The second of these is the Aden separatists who have basically requested that they are separated from the country. They have officially declared their independence. The third group is the Mansur Al-Hadi Group, or rather, the Anti-Houthi group. These are the Sunnis that live in Yemen that want to crush down the rebellion.

The fourth of these are the Saudi’s. Saudi Arabia, majority “Sunni” country is one that is greatly afraid of Iran, and Iran is a very big influence on Ansar Allah. This also includes Al-Qaeda, some of which were granted passage through Saudi Arabia. The Al-Qaeda has seemingly joined forces with Saudi Arabia.

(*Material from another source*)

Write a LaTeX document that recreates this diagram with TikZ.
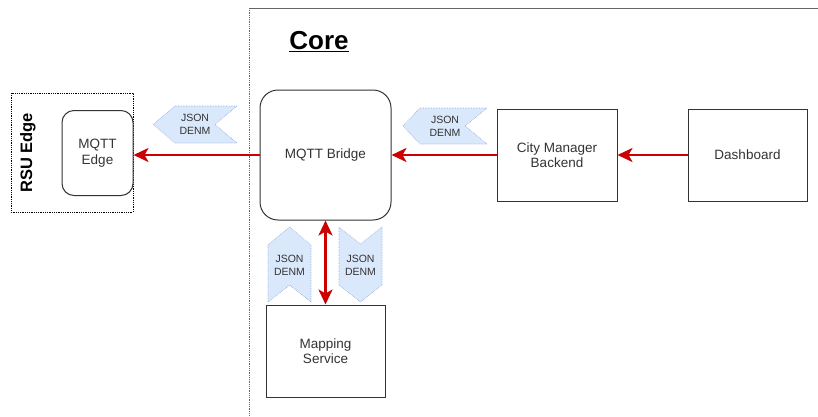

Now I’m sure you’re wondering what we have to do with all this? We are the fifth battalion. All of the weaponry supplied to Saudi Arabia comes from the United States while they fill our pockets with cold hard cash. With all this coming down to one country, it is no wonder that it is falling apart. Thus far only Ansar Allah has requested that Yemen stay together and try to work through this.

Mansur Al-Hadi, Yemen’s former President retreated to Riyadh, where he is receiving “sanctuary”. With Yemen no longer having a leader, Ansar Allah stepped up and announced, Ali Abdullah Saleh as a means to try to keep the country together. However, the war continued and the casualties were beginning to skyrocket.  

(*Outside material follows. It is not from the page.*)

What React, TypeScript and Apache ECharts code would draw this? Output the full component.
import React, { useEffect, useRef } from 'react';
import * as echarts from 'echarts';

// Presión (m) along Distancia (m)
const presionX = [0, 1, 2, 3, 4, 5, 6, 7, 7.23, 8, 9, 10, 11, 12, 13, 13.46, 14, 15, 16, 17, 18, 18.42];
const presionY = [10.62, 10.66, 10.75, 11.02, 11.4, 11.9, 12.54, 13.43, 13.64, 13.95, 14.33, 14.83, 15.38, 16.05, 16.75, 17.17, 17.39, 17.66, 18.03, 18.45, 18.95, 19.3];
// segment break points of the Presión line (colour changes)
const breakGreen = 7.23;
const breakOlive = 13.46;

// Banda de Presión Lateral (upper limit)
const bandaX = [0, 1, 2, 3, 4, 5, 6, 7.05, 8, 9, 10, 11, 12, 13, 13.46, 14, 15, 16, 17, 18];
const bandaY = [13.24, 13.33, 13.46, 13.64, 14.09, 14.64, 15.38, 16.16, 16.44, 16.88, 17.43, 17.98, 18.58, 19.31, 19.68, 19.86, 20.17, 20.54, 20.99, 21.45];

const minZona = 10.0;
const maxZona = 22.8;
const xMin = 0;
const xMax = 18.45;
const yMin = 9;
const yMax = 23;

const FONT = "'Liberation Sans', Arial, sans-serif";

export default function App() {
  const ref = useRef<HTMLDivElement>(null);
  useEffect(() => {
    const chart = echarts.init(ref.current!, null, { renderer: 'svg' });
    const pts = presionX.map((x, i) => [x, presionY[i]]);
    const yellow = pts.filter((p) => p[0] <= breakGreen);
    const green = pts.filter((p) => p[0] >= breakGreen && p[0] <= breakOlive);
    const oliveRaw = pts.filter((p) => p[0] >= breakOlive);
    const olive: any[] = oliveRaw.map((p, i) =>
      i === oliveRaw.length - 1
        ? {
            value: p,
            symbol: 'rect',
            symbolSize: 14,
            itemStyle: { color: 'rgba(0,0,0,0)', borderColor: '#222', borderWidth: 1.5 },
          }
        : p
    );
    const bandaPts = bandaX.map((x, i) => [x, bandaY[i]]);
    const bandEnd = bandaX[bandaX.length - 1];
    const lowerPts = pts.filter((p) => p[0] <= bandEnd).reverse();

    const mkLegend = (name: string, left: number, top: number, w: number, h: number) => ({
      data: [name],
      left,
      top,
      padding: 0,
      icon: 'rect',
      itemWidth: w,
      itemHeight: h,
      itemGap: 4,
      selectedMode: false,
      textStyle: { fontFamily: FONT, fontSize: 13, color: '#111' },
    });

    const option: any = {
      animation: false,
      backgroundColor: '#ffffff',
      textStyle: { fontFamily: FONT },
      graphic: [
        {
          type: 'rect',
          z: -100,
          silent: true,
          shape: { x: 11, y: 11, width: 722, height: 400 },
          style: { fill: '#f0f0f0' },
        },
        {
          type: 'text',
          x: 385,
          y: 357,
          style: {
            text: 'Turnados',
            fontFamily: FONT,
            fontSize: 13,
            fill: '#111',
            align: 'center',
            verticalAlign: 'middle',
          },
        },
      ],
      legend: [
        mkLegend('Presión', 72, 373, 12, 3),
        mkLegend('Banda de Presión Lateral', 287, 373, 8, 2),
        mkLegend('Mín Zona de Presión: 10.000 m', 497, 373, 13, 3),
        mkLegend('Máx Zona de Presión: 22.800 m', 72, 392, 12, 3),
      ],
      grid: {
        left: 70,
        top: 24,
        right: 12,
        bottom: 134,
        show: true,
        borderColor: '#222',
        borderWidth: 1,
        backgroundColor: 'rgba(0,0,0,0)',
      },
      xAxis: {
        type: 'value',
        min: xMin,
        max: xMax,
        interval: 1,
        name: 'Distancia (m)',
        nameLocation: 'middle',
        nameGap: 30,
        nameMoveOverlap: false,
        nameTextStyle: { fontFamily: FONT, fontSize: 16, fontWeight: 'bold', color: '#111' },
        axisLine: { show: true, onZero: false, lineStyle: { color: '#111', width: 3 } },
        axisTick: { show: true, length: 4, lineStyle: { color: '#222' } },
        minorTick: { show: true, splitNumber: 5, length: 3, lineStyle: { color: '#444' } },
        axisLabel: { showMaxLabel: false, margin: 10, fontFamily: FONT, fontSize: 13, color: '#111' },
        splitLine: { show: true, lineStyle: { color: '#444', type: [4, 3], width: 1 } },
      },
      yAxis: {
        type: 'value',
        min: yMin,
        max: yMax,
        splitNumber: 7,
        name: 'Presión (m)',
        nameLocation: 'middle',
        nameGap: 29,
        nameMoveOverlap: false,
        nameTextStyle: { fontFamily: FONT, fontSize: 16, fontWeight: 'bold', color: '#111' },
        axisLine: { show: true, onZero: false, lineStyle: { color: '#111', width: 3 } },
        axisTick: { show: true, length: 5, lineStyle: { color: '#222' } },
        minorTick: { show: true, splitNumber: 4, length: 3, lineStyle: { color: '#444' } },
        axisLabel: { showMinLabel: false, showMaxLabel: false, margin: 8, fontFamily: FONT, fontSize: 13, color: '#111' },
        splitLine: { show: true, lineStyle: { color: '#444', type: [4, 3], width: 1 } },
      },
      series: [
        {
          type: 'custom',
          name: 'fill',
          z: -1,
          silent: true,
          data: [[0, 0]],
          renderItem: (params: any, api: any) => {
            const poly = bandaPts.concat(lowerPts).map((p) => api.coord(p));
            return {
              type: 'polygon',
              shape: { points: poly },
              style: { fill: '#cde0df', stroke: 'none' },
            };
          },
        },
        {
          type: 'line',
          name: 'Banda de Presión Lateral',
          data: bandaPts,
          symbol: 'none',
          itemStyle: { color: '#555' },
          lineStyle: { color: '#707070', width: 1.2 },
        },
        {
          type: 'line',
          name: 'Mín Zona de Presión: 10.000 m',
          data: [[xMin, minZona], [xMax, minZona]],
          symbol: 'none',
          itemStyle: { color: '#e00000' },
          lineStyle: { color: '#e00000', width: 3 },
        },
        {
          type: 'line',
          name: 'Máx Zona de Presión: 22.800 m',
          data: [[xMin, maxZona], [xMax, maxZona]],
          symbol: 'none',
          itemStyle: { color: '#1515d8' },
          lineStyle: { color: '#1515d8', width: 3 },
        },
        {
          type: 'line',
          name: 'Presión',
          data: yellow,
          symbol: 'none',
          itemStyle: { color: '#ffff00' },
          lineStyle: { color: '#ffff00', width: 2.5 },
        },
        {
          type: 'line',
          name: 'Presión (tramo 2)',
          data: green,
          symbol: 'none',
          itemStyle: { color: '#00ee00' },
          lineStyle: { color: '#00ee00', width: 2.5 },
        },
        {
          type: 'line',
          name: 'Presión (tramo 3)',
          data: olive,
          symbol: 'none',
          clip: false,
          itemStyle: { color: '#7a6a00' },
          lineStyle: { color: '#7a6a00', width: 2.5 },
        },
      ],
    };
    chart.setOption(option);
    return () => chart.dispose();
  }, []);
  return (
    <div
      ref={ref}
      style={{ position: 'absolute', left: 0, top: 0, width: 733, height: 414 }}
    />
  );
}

Prince Abdullah Al-Saud, Saudi Arabia’s ambassador to the United States was asked if they would stop using cluster weapons on Yemen.  His response to this was: “This is like the question, ‘Will you stop beating your wife?’” Just off this response, it is easy to tell that Saudi Arabia simply wishes to crush Yemen beneath its feet. Mr. Saud went on to say that the Kingdom would continue bombing Ansar Allah in Yemen “no matter what it takes.”

Saudi Arabia blames Ansar Allah for all of its problems. “If anyone attacks human lives, and disturbs the border, in whatever region, we’re going to continue hitting them, no matter what,” he said. However, all of the cluster ammunitions that Saudi Arabia has used thus far have been analyzed by humanitarian agencies. Their weaponry has been deemed illegal by several humanitarian groups and has been banned under international law because of the indiscriminate damage they cause. Saudi military capabilities have been criticized as not being sophisticated enough to avoid targeting civilian infrastructure, causing unnecessary loss of life.

Since the wars started 19 months ago, there has been an average of 113 casualties per day. Health facilities reported nearly 6,500 people killed and more than 31,400 injured. Over the same period, more than 848 children were forcibly recruited as child soldiers. Alongside that more than 600 health facilities and 1,600 schools remained closed due to conflict-related damages.

Yemen was always one of the poorest Arab nations, however since the war started its economy has been completely eradicated. With importing shut down, and Yemen heavily reliant on its imports, it is unable to supply the basic needs to its people. The capital of Yemen, Sanaa, has dried up and no longer has fresh water to supply to its own people let alone the rest of the country.

Currently, humanitarian partners are targeting some 13.6 million people for life-saving humanitarian assistance. With 100 international humanitarian partners assisting, they were able to reach 3.5 million people with health assistance, 250,000 people with nutrition support; over 270,000 with shelter and non-food items; more than 360,000 with education support, over 100,000 migrants and refugees were assisted, and an average of 4.5 million people received regular emergency food assistance per month.

However, all of this takes up money, money that neither the people have nor does the government. The United Nations Humanitarian Affairs have appealed for $1.8 billion dollars but so far only 25 percent has been received.

At the rate that Yemen is going, it seems as though it will fall apart and neither the country nor the people will survive. Unable to provide for its basic needs and with only Ansar Allah as their basic fighters for the country, Yemen will be crushed not only by Saudi Arabia but also by the United States.